►

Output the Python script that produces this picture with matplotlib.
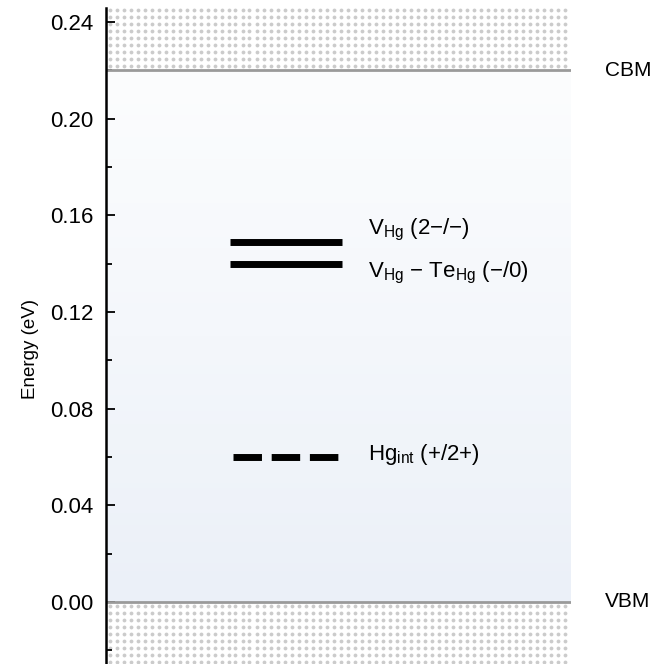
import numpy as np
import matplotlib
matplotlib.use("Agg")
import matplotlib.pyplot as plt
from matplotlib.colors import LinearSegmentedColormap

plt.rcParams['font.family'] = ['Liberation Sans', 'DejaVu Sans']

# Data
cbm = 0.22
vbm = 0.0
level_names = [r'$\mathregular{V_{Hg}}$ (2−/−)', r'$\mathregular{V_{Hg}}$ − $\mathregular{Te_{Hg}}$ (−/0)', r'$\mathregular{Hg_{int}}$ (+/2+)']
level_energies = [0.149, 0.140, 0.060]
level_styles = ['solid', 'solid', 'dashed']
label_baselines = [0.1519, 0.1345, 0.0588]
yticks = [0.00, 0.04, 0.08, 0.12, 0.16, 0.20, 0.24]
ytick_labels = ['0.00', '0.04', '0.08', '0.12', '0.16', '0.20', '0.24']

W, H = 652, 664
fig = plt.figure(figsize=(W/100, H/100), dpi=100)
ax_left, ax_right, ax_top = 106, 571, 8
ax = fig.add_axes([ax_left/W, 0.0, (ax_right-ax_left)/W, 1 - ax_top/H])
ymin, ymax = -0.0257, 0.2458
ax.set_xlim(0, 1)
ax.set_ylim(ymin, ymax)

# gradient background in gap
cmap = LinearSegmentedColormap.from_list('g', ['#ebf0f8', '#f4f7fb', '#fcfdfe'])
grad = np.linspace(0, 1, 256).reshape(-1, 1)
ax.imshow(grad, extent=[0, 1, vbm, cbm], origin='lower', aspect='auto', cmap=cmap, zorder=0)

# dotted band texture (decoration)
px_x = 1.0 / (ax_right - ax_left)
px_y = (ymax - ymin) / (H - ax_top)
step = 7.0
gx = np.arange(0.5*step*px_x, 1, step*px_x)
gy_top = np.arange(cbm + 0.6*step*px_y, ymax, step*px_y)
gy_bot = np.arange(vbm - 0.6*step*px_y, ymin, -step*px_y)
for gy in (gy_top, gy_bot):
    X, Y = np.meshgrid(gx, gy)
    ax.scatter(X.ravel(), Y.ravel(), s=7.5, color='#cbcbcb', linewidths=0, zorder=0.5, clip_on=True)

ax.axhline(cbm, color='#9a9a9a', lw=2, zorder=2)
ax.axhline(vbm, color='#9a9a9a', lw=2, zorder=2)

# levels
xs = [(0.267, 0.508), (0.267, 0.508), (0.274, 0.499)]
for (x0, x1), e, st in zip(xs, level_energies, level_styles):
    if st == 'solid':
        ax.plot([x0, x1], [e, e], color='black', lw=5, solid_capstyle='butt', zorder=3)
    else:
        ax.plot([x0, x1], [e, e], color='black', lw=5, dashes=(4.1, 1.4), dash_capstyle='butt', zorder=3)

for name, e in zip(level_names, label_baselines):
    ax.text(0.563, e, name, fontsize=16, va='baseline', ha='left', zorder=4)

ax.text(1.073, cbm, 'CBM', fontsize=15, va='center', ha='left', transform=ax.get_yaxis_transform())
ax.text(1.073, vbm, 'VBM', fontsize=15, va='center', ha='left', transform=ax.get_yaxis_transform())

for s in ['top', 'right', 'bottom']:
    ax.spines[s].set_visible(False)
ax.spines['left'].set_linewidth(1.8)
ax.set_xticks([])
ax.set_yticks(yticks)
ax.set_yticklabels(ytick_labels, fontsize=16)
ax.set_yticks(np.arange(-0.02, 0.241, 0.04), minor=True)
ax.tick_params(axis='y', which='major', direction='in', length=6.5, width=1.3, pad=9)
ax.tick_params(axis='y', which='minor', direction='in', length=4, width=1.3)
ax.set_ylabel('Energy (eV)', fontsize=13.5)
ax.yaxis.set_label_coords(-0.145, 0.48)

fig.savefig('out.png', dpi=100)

◄

PROBLEM STATEMENT – Up to and including the line with "plt.rcParams['font.family'] = ['Liberation", copy the data above from its first line. Skip pictures.

FINAL ANSWER –
Output the Python script that produces this picture with matplotlib.
import numpy as np
import matplotlib
matplotlib.use("Agg")
import matplotlib.pyplot as plt
from matplotlib.colors import LinearSegmentedColormap

plt.rcParams['font.family'] = ['Liberation Sans', 'DejaVu Sans']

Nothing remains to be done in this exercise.